Art of a many cutting hair outside

2020 hasn’t lived up to anyone’s expectations, but Lizzy Broughton can’t believe that her barbershop is now operating out of a dog park in San Diego, California.

“In the beginning of 2020, I’d never, never in a million years thought by July we'd be setting up in a dog park, but the positive is that there have been no dogs on it,” Broughton said.

Like many salons, spas, and barbershops in California, Broughton’s Tailored Hair was mandated to close mid-July due to an influx of COVID-19 cases across the state. A week later, the state amended the decision to allow salons, barbershops, and wellness businesses to operate outdoors under strict guidelines about safety and service offerings.

These limitations left Broughton a choice: to go outside with limited services or wait to reopen when coronavirus cases dropped. Luckily for Tailored Hair, there was a perfect solution nearby—a beer garden with an event space (and dog park) that had sat empty for months. Broughton hired a moving company to bring Tailored’s barber chairs and stations to their temporary home, not knowing what to expect over the coming weeks while cutting hair outside.
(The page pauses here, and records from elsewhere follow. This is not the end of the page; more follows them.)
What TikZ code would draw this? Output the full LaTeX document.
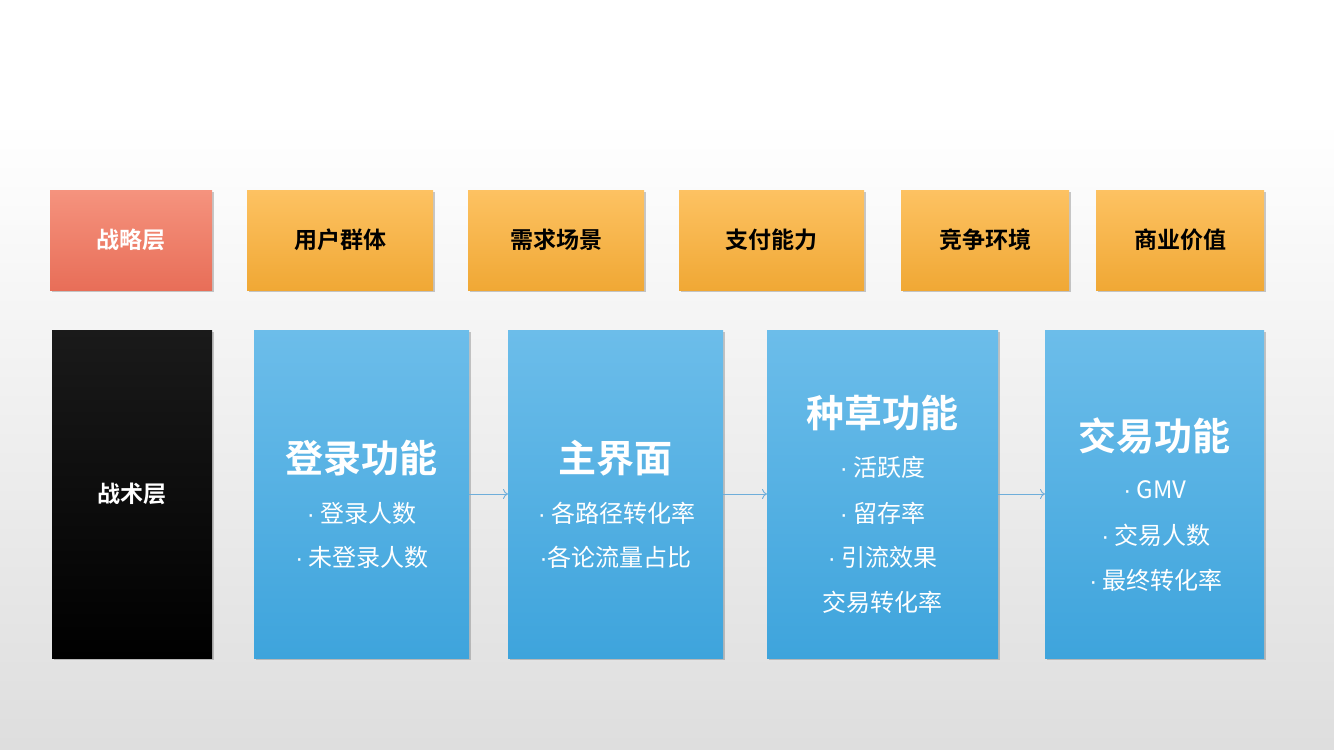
\documentclass[tikz,border=0pt]{standalone}
\usepackage{fontspec}
\setmainfont{Noto Sans CJK SC}
\newfontfamily\cjkb{Noto Sans CJK SC Bold}
\newfontfamily\latdot{Liberation Sans}
\newcommand{\bdot}{{\latdot ·}}
\usetikzlibrary{shadows,arrows.meta}
\definecolor{redtop}{HTML}{F5937E}
\definecolor{redbot}{HTML}{E86E58}
\definecolor{ortop}{HTML}{FDC262}
\definecolor{orbot}{HTML}{F0A835}
\definecolor{bltop}{HTML}{6CBDEA}
\definecolor{blbot}{HTML}{3EA4DC}
\definecolor{bktop}{HTML}{1A1A1A}
\definecolor{bkbot}{HTML}{000000}
\definecolor{arrowc}{HTML}{6FAEDA}
\begin{document}
\begin{tikzpicture}[x=1pt,y=-1pt,
  box/.style={inner sep=0pt,outer sep=0pt,
    drop shadow={shadow xshift=1.5pt,shadow yshift=-1.5pt,opacity=0.35,fill=black!60}},
  redbox/.style={box,top color=redtop,bottom color=redbot},
  orbox/.style={box,top color=ortop,bottom color=orbot},
  blbox/.style={box,top color=bltop,bottom color=blbot},
  bkbox/.style={box,top color=bktop,bottom color=bkbot},
  lbl/.style={font=\cjkb\fontsize{23}{28}\selectfont},
  ttl/.style={font=\cjkb\fontsize{38}{44}\selectfont,text=white},
  itm/.style={font=\fontsize{24}{28}\selectfont,text=white},
  flow/.style={draw=arrowc,line width=0.9pt,-{To[length=5pt,width=10pt]}}
]
\useasboundingbox (0,0) rectangle (1334,750);
\fill[white] (0,0) rectangle (1334,120);
\shade[top color=white,bottom color=black!13] (0,120) rectangle (1334,750);

% top row
\path[redbox] (50,190) rectangle (212,290);
\node[lbl,text=white] (s0) at (131,240) {战略层};
\path[orbox] (247,190) rectangle (433,290);
\node[lbl] (s1) at (340,240) {用户群体};
\path[orbox] (468,190) rectangle (644,290);
\node[lbl] (s2) at (556,240) {需求场景};
\path[orbox] (679,190) rectangle (864,290);
\node[lbl] (s3) at (771.5,240) {支付能力};
\path[orbox] (901,190) rectangle (1069,290);
\node[lbl] (s4) at (985,240) {竞争环境};
\path[orbox] (1096,190) rectangle (1264,290);
\node[lbl] (s5) at (1180,240) {商业价值};

% bottom row
\path[bkbox] (52,330) rectangle (212,658);
\node[lbl,text=white] (t0) at (132,494) {战术层};

\node[blbox,minimum width=215pt,minimum height=328pt] (b1) at (361.5,494) {};
\node[blbox,minimum width=215pt,minimum height=328pt] (b2) at (615.5,494) {};
\node[blbox,minimum width=231pt,minimum height=328pt] (b3) at (882.5,494) {};
\node[blbox,minimum width=219pt,minimum height=328pt] (b4) at (1154.5,494) {};

\node[ttl] (h1) at (361.5,458) {登录功能};
\node[itm] (i11) at (361.5,513) {\bdot\ 登录人数};
\node[itm] (i12) at (362,557) {\bdot\ 未登录人数};

\node[ttl] (h2) at (615.5,458) {主界面};
\node[itm] (i21) at (616.5,513) {\bdot\ 各路径转化率};
\node[itm] (i22) at (615.5,557) {\bdot 各论流量占比};

\node[ttl] (h3) at (882.5,413) {种草功能};
\node[itm] (i31) at (882.5,467) {\bdot\ 活跃度};
\node[itm] (i32) at (882.5,513) {\bdot\ 留存率};
\node[itm] (i33) at (882.5,557) {\bdot\ 引流效果};
\node[itm] (i34) at (882.5,602) {交易转化率};

\node[ttl] (h4) at (1154.5,436) {交易功能};
\node[itm] (i41) at (1155,490) {\bdot\ GMV};
\node[itm] (i42) at (1156,535) {\bdot\ 交易人数};
\node[itm] (i43) at (1156,580) {\bdot\ 最终转化率};

\draw[flow] (b1.east) -- (b2.west);
\draw[flow] (b2.east) -- (b3.west);
\draw[flow] (b3.east) -- (b4.west);
\end{tikzpicture}
\end{document}
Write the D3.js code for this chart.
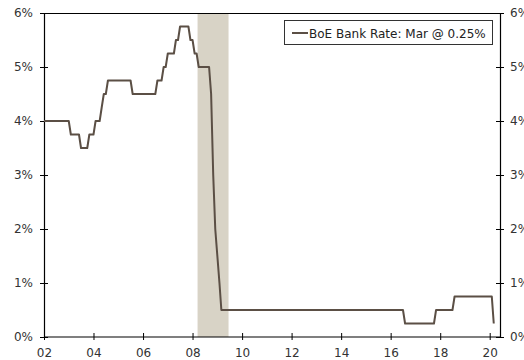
<!DOCTYPE html>
<html>
<head>
<meta charset="utf-8">
<script src="https://cdn.jsdelivr.net/npm/d3@7"></script>
<style>
body { margin: 0; background: #fff; }
svg { display: block; font-family: "DejaVu Sans", Verdana, sans-serif; }
</style>
</head>
<body>
<svg width="524" height="360"></svg>
<script>
var svg = d3.select('svg');

// monthly BoE Bank Rate, Jan 2002 .. Mar 2020 (%)
var firstMonth = new Date(2002, 0, 1);
var bankRate = [
	4, 4, 4, 4, 4, 4, 4, 4, 4, 4, 4, 4,                                  // 2002
	4, 3.75, 3.75, 3.75, 3.75, 3.75, 3.5, 3.5, 3.5, 3.5, 3.75, 3.75,     // 2003
	3.75, 4, 4, 4, 4.25, 4.5, 4.5, 4.75, 4.75, 4.75, 4.75, 4.75,         // 2004
	4.75, 4.75, 4.75, 4.75, 4.75, 4.75, 4.75, 4.5, 4.5, 4.5, 4.5, 4.5,   // 2005
	4.5, 4.5, 4.5, 4.5, 4.5, 4.5, 4.5, 4.75, 4.75, 4.75, 5, 5,           // 2006
	5.25, 5.25, 5.25, 5.25, 5.5, 5.5, 5.75, 5.75, 5.75, 5.75, 5.75, 5.5, // 2007
	5.5, 5.25, 5.25, 5, 5, 5, 5, 5, 5, 4.5, 3, 2,                        // 2008
	1.5, 1, 0.5, 0.5, 0.5, 0.5, 0.5, 0.5, 0.5, 0.5, 0.5, 0.5,            // 2009
	0.5, 0.5, 0.5, 0.5, 0.5, 0.5, 0.5, 0.5, 0.5, 0.5, 0.5, 0.5,          // 2010
	0.5, 0.5, 0.5, 0.5, 0.5, 0.5, 0.5, 0.5, 0.5, 0.5, 0.5, 0.5,          // 2011
	0.5, 0.5, 0.5, 0.5, 0.5, 0.5, 0.5, 0.5, 0.5, 0.5, 0.5, 0.5,          // 2012
	0.5, 0.5, 0.5, 0.5, 0.5, 0.5, 0.5, 0.5, 0.5, 0.5, 0.5, 0.5,          // 2013
	0.5, 0.5, 0.5, 0.5, 0.5, 0.5, 0.5, 0.5, 0.5, 0.5, 0.5, 0.5,          // 2014
	0.5, 0.5, 0.5, 0.5, 0.5, 0.5, 0.5, 0.5, 0.5, 0.5, 0.5, 0.5,          // 2015
	0.5, 0.5, 0.5, 0.5, 0.5, 0.5, 0.5, 0.25, 0.25, 0.25, 0.25, 0.25,     // 2016
	0.25, 0.25, 0.25, 0.25, 0.25, 0.25, 0.25, 0.25, 0.25, 0.25, 0.5, 0.5, // 2017
	0.5, 0.5, 0.5, 0.5, 0.5, 0.5, 0.5, 0.75, 0.75, 0.75, 0.75, 0.75,     // 2018
	0.75, 0.75, 0.75, 0.75, 0.75, 0.75, 0.75, 0.75, 0.75, 0.75, 0.75, 0.75, // 2019
	0.75, 0.75, 0.25                                                     // 2020
];

// recession shading
var shadeStart = new Date(2008, 2, 15);
var shadeEnd = new Date(2009, 5, 15);

var yTicks = [0, 1, 2, 3, 4, 5, 6];
var legendLabel = 'BoE Bank Rate: Mar @ 0.25%';

var plotL = 44, plotR = 500, plotT = 13, plotB = 337;
var lineColor = '#5b4f45';

var data = bankRate.map(function (v, i) {
	return { date: d3.timeMonth.offset(firstMonth, i), value: v };
});

var x = d3.scaleTime()
	.domain([new Date(2002, 0, 1), new Date(2020, 5, 1)])
	.range([plotL, plotR]);
var y = d3.scaleLinear().domain([0, 6]).range([plotB, plotT]);

// shaded band
svg.append('rect')
	.attr('x', x(shadeStart))
	.attr('y', plotT)
	.attr('width', x(shadeEnd) - x(shadeStart))
	.attr('height', plotB - plotT)
	.attr('fill', '#d8d3c6');

// top border
svg.append('line')
	.attr('x1', plotL).attr('x2', plotR)
	.attr('y1', plotT + 0.5).attr('y2', plotT + 0.5)
	.attr('stroke', '#000');

function styleAxis(g) {
	g.select('.domain').attr('stroke', '#000').attr('stroke-width', 1.2);
	g.selectAll('.tick line').attr('stroke', '#000');
	g.selectAll('.tick text').attr('fill', '#333').style('font-size', '12px')
		.style('font-family', '"DejaVu Sans", Verdana, sans-serif');
}

var pct = function (d) { return d + '%'; };

var gLeft = svg.append('g')
	.attr('transform', 'translate(' + plotL + ',0)')
	.call(d3.axisLeft(y).tickValues(yTicks).tickFormat(pct).tickSizeOuter(0).tickSizeInner(4).tickPadding(7))
	.call(styleAxis);
gLeft.selectAll('.tick line').attr('x1', 4);

var gRight = svg.append('g')
	.attr('transform', 'translate(' + plotR + ',0)')
	.call(d3.axisRight(y).tickValues(yTicks).tickFormat(pct).tickSizeOuter(0).tickSizeInner(4).tickPadding(6))
	.call(styleAxis);
gRight.selectAll('.tick line').attr('x1', -4);

var gBottom = svg.append('g')
	.attr('transform', 'translate(0,' + plotB + ')')
	.call(d3.axisBottom(x).ticks(d3.timeYear.every(2)).tickFormat(d3.timeFormat('%y')).tickSizeOuter(0).tickSizeInner(3).tickPadding(8))
	.call(styleAxis);
gBottom.selectAll('.tick line').attr('y1', -4);
gBottom.select('.domain').attr('d', 'M' + plotL + ',0H' + plotR);

// rate line
var line = d3.line()
	.x(function (d) { return x(d.date); })
	.y(function (d) { return y(d.value); });

svg.append('path')
	.datum(data)
	.attr('d', line)
	.attr('fill', 'none')
	.attr('stroke', lineColor)
	.attr('stroke-width', 2)
	.attr('stroke-linejoin', 'round');

// legend
var lg = svg.append('g');
lg.append('rect')
	.attr('x', 284.5).attr('y', 20.5)
	.attr('width', 208).attr('height', 24)
	.attr('fill', '#fff')
	.attr('stroke', '#333');
lg.append('line')
	.attr('x1', 292).attr('x2', 308)
	.attr('y1', 33).attr('y2', 33)
	.attr('stroke', lineColor)
	.attr('stroke-width', 2);
lg.append('text')
	.attr('x', 309).attr('y', 37.5)
	.attr('fill', '#222')
	.style('font-size', '12px')
	.text(legendLabel);
</script>
</body>
</html>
To her delight, the move proved successful: her barbers had a full appointment calendar for the first two weeks in Tailored’s temporary home. If you can pivot to take your hair salon outside, here are three tips from Broughton on how to make it work.

1. Communicate with your clients

Communicating with clients during this time is key—especially if you’re planning on migrating outdoors. While Tailored Hair’s appointment books are full, Broughton made it clear to clients that their experience would be different. Hours (and appointments) were shifted to beat the heat, a pre-haircut shampoo wasn’t going to be available, and masks were still required to prevent the spread of COVID-19. To make sure all clients were aware of the changes, Broughton added information to Tailored Hair’s website and sent a comprehensive email to customers when they booked cuts with stylists. “Preparing the expectation for the client is the most vital part in this to keep the trust and the brand intact,” Broughton said. (Need to build an email marketing strategy to communicate with your clients? Download the playbook.)

2. Support your community

Broughton saw an opportunity to help support the beer garden that was helping her stay open. Instead of offering free beers to clients like she usually does, she’s recommending that clients spend money with the business that offered Tailored space. “They are being so sweet to have us here,” Broughton said. “So hopefully our clients will enjoy some adult beverages, maybe some food over there. I think it should be a really positive partnership to navigate all this.”

3. Advocate for those that can’t open

Broughton knows that her business is lucky—most businesses in the beauty industry don’t have ideal outdoor space nearby, nor San Diego’s near-perfect weather. When she’s not keeping shop at Tailored’s temporary location, she’s protesting and advocating for other beauty businesses to be able to reopen. “Even though salons that can go outside, I think that we still really need to advocate for the industry and be an advocate for going back into our establishment,” Broughton said. “It's important to keep other salons that aren’t able to open back up right now alive on the other side of this.”

These three steps have helped Tailored nail its move outside—and using their tactics can help you stay nimble, no matter what 2020 throws at you or if you find yourself cutting hair in a dog park.